Report: Healthcare Systems Need to Improve IoT Device Security

March 17, 2020
Devices such as X-Ray machines often run end-of-life operating systems with known vulnerabilities, according to Palo Alto Networks’ Unit 42 research team

Many healthcare organizations are continuing to display poor network security hygiene, according to a study from vendor Palo Alto Networks’ Unit 42 research team. For instance, they found that 83 percent of all medical imaging systems they studied run on end-of-life operating systems with known vulnerabilities and no security updates or patch support.

Unit 42 threat intelligence and IoT security experts analyzed security incidents throughout 2018 and 2019 across 1.2 million IoT devices in the United States and collected them in their 2020 Unit 42 IoT Threat Report.

The researchers found that the general security posture of IoT devices is declining, leaving organizations vulnerable to new IoT-targeted malware as well as older attack techniques that IT teams have long forgotten.

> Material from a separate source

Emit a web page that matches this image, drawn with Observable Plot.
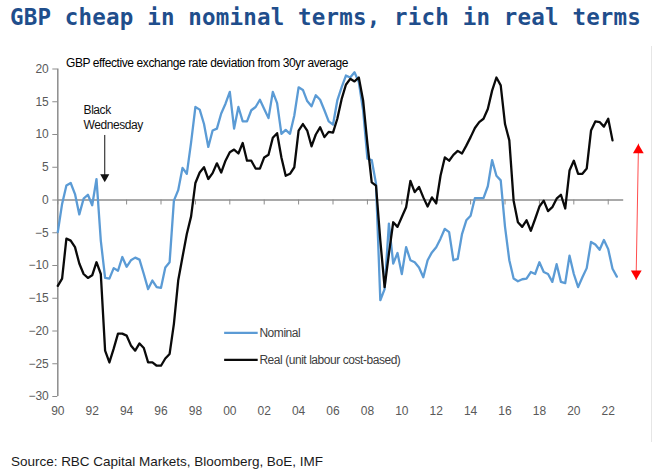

The white paper highlights several weaknesses in the healthcare sector, including staffing and departmental silo issues. For instance, in hospitals, biomedical engineers maintain the medical devices, but they often lack training and resources to follow IT security best practices, the report said. They also don’t maintain the underlying operating systems that power the devices. Because connected devices such as X-Ray machines often run end-of-life operating systems with known vulnerabilities, they pose a high risk to the health system’s operations. New attacks exploit vulnerabilities in the underlying operating system to target medical IoT devices.

 Due to their long lifecycles, medical IoT devices are among the worst offenders of running outdated and, in many cases, end-of-life operating systems, the report said. These devices are neither maintained by IT nor supported by the operating system vendors.

 The most basic IoT risk remediation practice is network segmentation, the Unit 42 research team notes. “Despite this, only 3 percent of all segmented networks or virtual local area networks (VLANs) in the healthcare organizations we studied contained strictly medical IoT devices, and 25 percent contain non-medical IoT devices (IP phones, printers, etc.).”

 Seventy-two percent of healthcare VLANs house a mix of medical IoT devices, generic enterprise IoT devices, and IT devices. So an infected laptop could target surveillance cameras and DICOM viewers found in the same network. “This is low-hanging fruit for healthcare organizations to address this year,” the report concludes.